* Begin MATERIALS PROVIDED *

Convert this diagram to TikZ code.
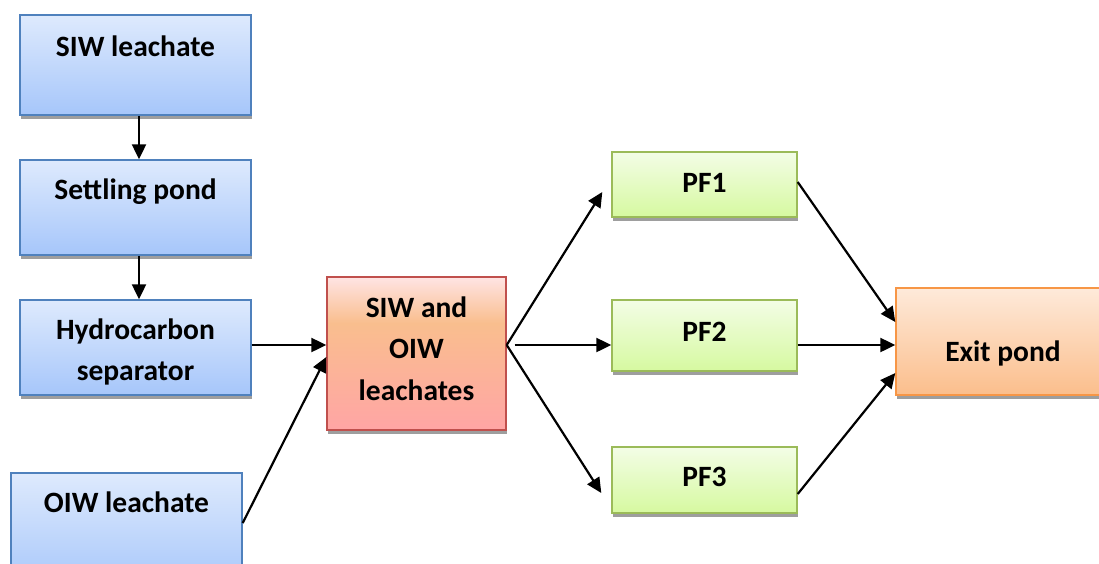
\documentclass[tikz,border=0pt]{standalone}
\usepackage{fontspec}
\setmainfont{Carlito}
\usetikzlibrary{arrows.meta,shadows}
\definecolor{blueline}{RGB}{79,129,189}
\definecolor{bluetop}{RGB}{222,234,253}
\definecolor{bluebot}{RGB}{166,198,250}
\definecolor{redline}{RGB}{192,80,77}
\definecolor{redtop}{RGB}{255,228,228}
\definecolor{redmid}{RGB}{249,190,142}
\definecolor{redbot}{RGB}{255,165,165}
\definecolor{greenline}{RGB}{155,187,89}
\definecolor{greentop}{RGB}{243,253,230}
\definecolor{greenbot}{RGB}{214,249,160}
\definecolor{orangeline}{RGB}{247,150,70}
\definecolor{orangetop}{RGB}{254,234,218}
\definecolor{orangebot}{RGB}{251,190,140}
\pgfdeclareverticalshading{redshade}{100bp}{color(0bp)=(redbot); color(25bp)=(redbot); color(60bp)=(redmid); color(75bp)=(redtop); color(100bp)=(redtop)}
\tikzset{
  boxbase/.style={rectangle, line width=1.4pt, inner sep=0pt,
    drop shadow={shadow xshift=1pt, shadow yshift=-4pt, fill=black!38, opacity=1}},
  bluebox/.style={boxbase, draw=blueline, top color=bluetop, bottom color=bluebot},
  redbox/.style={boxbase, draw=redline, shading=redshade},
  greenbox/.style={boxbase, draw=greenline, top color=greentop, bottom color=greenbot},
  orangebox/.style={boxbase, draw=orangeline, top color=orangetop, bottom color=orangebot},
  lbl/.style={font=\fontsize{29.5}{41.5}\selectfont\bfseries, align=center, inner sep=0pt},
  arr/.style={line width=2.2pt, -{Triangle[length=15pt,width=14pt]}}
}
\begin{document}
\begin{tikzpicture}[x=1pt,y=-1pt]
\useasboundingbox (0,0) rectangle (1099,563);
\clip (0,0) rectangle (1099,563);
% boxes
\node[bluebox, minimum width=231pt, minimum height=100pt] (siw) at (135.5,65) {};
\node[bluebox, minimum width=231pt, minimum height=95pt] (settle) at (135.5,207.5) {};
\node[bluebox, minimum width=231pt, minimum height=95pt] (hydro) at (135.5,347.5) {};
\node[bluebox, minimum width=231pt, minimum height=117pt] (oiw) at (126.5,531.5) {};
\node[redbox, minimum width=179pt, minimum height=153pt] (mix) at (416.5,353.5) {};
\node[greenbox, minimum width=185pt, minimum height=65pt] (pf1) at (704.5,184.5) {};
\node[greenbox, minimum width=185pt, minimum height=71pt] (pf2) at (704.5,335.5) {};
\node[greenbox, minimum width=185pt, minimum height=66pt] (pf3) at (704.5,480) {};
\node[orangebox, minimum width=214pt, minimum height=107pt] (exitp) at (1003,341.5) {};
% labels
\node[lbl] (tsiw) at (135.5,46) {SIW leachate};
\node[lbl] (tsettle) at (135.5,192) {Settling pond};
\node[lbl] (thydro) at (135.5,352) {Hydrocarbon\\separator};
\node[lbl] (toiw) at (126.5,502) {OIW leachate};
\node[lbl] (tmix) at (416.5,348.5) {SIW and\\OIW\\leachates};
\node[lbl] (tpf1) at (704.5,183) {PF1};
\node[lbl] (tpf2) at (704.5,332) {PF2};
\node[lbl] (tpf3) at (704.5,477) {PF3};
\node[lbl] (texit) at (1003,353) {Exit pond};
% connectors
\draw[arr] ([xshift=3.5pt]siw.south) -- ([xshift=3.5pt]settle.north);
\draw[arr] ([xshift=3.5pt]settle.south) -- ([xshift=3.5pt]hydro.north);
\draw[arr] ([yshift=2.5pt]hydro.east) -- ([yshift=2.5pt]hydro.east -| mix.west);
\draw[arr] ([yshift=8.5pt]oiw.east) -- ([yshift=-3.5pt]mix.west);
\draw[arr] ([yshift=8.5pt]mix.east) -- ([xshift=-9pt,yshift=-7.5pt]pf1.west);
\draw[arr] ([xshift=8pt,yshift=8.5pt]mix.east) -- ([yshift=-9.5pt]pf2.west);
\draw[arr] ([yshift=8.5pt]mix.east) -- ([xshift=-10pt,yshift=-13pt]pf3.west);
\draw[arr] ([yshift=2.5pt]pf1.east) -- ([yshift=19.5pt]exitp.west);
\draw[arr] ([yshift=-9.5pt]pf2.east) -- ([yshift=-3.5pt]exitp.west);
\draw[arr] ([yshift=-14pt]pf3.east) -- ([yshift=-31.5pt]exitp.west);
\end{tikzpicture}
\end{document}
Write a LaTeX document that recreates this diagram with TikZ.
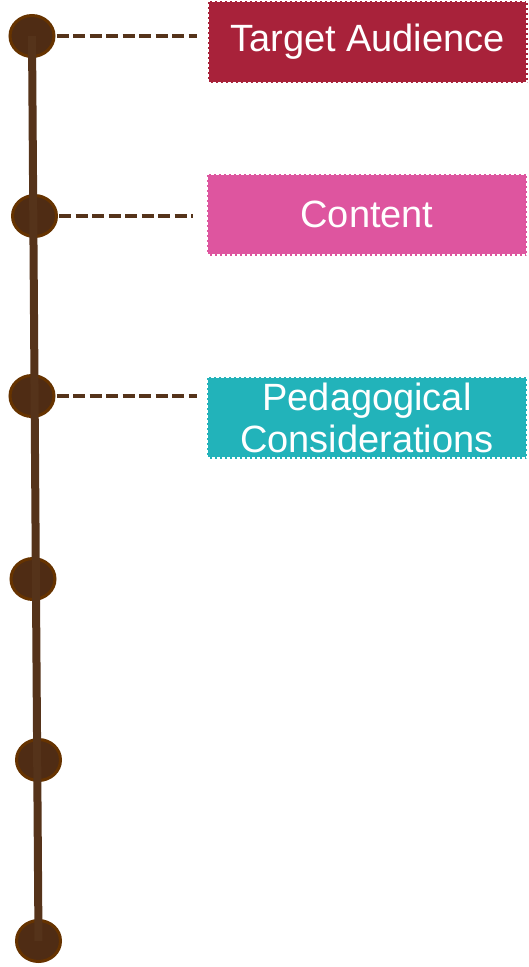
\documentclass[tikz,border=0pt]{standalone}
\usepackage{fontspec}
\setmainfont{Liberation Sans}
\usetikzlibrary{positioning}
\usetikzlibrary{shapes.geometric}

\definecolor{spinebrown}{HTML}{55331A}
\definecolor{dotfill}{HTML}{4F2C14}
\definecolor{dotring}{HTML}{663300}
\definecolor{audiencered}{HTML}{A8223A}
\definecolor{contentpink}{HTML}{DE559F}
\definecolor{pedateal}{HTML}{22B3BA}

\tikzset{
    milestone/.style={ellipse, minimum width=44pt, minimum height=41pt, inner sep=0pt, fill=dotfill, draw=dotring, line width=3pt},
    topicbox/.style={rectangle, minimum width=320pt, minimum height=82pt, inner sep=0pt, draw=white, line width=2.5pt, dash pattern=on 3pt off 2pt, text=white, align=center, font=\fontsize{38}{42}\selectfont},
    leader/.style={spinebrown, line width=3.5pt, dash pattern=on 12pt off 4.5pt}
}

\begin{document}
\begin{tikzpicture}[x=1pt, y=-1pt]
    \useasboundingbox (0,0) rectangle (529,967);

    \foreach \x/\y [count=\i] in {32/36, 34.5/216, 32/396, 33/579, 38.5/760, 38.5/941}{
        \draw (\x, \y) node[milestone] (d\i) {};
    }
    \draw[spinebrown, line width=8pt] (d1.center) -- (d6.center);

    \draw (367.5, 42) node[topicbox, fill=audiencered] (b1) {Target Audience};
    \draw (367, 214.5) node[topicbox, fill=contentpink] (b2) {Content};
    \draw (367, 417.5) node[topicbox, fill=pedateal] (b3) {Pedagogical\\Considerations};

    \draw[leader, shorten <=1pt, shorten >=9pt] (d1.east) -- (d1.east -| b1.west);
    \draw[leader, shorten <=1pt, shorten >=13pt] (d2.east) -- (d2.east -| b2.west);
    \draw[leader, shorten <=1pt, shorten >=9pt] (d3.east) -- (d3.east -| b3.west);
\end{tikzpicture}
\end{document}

* End MATERIALS PROVIDED *
* Begin MATERIALS PROVIDED *

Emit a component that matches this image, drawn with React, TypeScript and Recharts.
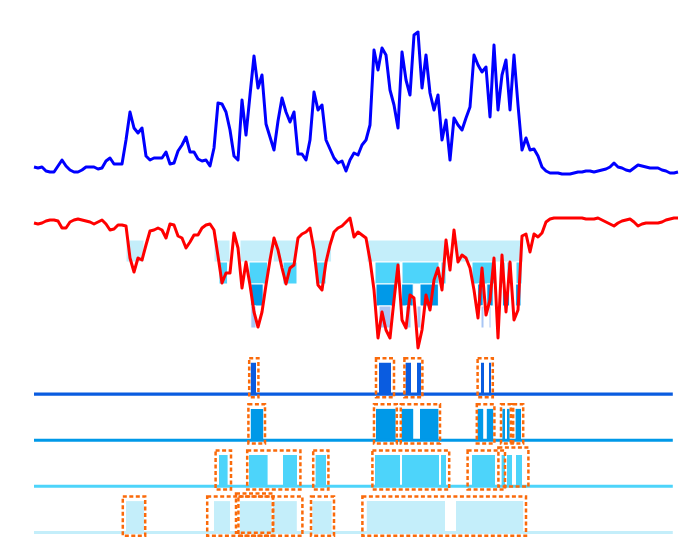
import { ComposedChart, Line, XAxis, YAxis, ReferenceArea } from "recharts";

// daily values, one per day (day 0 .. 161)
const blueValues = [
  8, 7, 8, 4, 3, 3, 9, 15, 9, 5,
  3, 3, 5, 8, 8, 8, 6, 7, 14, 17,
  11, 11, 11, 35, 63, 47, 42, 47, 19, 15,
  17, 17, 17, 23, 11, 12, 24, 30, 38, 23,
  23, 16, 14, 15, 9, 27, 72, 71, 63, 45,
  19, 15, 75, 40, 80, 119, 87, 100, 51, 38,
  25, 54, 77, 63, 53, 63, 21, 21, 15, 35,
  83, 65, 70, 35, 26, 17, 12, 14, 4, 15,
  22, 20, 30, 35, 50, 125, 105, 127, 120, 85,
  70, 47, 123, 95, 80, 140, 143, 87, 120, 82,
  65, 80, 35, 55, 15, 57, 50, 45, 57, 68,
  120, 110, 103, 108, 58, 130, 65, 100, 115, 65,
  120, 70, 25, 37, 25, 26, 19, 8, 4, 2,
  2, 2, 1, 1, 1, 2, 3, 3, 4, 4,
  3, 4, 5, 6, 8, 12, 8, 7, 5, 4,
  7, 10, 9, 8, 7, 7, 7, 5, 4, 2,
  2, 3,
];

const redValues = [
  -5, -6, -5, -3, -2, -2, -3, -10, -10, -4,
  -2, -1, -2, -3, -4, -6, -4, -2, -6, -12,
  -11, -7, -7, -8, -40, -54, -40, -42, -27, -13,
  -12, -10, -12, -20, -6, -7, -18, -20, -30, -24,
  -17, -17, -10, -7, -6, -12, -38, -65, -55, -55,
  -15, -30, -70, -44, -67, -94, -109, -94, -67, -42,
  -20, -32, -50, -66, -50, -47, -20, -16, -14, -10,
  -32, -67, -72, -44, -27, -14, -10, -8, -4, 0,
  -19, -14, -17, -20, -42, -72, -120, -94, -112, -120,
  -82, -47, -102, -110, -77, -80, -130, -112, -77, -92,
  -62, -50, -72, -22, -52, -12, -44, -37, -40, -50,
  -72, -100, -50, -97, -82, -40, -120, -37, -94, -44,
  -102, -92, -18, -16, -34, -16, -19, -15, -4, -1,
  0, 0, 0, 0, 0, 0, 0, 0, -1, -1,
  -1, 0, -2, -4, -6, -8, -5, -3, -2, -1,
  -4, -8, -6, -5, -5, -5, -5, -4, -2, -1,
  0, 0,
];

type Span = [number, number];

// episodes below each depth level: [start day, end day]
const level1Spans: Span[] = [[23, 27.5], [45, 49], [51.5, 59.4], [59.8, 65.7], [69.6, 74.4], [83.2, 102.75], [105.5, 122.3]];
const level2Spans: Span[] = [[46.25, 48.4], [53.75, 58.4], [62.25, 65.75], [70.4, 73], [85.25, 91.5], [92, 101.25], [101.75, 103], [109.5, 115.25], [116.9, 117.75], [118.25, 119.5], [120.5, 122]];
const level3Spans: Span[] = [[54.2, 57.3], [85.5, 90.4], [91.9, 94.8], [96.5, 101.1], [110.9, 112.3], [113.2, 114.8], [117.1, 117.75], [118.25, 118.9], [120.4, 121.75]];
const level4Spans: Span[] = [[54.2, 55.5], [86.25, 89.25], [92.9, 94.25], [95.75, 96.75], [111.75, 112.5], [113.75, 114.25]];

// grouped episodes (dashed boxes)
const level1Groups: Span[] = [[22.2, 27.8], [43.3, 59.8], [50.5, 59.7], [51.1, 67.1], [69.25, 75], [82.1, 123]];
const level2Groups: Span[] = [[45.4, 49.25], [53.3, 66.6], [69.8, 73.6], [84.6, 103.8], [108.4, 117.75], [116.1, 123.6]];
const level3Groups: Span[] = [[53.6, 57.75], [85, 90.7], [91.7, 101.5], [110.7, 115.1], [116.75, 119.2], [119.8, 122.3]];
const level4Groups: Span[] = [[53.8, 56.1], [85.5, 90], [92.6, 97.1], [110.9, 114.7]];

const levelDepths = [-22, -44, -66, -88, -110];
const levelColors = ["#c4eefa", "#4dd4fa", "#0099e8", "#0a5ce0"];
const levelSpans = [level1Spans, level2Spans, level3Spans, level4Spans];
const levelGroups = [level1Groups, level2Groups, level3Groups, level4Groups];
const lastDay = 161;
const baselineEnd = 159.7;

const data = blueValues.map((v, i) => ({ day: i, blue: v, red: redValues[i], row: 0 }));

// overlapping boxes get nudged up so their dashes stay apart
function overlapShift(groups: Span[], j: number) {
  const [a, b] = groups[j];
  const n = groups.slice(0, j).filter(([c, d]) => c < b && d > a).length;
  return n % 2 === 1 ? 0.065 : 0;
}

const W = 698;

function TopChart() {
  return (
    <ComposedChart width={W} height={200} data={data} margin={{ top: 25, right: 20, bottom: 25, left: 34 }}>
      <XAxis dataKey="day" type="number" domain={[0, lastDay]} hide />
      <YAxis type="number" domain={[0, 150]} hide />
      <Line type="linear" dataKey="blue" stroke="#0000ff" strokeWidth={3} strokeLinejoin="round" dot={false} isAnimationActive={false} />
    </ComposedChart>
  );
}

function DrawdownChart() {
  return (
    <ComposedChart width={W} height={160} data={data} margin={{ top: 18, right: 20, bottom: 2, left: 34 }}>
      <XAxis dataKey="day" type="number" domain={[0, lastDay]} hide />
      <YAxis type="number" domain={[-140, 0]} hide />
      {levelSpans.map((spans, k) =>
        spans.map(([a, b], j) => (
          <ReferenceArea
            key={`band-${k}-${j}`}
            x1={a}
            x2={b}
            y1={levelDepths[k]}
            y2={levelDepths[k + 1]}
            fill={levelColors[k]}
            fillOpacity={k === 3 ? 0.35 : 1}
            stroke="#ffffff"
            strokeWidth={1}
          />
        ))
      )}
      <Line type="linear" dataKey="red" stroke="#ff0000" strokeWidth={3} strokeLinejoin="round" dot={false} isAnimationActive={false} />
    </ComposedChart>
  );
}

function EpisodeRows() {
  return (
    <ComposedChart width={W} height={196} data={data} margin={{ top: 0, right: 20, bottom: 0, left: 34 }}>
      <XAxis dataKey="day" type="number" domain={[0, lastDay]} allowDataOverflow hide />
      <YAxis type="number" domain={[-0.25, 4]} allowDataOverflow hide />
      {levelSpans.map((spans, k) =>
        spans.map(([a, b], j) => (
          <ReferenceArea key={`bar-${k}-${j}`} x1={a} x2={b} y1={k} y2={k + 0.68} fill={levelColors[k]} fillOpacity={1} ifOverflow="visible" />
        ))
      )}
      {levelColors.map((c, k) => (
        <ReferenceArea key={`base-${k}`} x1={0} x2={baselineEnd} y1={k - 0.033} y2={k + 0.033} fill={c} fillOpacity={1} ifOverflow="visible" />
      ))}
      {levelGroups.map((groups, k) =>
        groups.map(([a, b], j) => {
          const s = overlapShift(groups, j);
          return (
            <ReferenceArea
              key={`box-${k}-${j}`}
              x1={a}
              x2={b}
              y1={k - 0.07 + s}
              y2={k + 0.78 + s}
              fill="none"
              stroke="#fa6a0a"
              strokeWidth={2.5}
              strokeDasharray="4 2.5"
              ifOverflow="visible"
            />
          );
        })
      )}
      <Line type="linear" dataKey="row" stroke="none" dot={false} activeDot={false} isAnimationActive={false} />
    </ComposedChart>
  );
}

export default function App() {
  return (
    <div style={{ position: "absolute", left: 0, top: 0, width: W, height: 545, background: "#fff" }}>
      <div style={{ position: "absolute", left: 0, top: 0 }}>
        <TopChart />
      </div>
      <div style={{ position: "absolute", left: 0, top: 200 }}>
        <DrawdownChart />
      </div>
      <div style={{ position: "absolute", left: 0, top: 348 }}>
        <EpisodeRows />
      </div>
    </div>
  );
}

* End MATERIALS PROVIDED *

**WHAT NEEDS TO BE DONE**
Repeat the lines above exactly, beginning with the one containing "Emit a component" and finishing with the one containing "XAxis, YAxis, ReferenceArea". No pictures belong in the copy.

**TASK OUTPUT**
Emit a component that matches this image, drawn with React, TypeScript and Recharts.
import { ComposedChart, Line, XAxis, YAxis, ReferenceArea } from "recharts";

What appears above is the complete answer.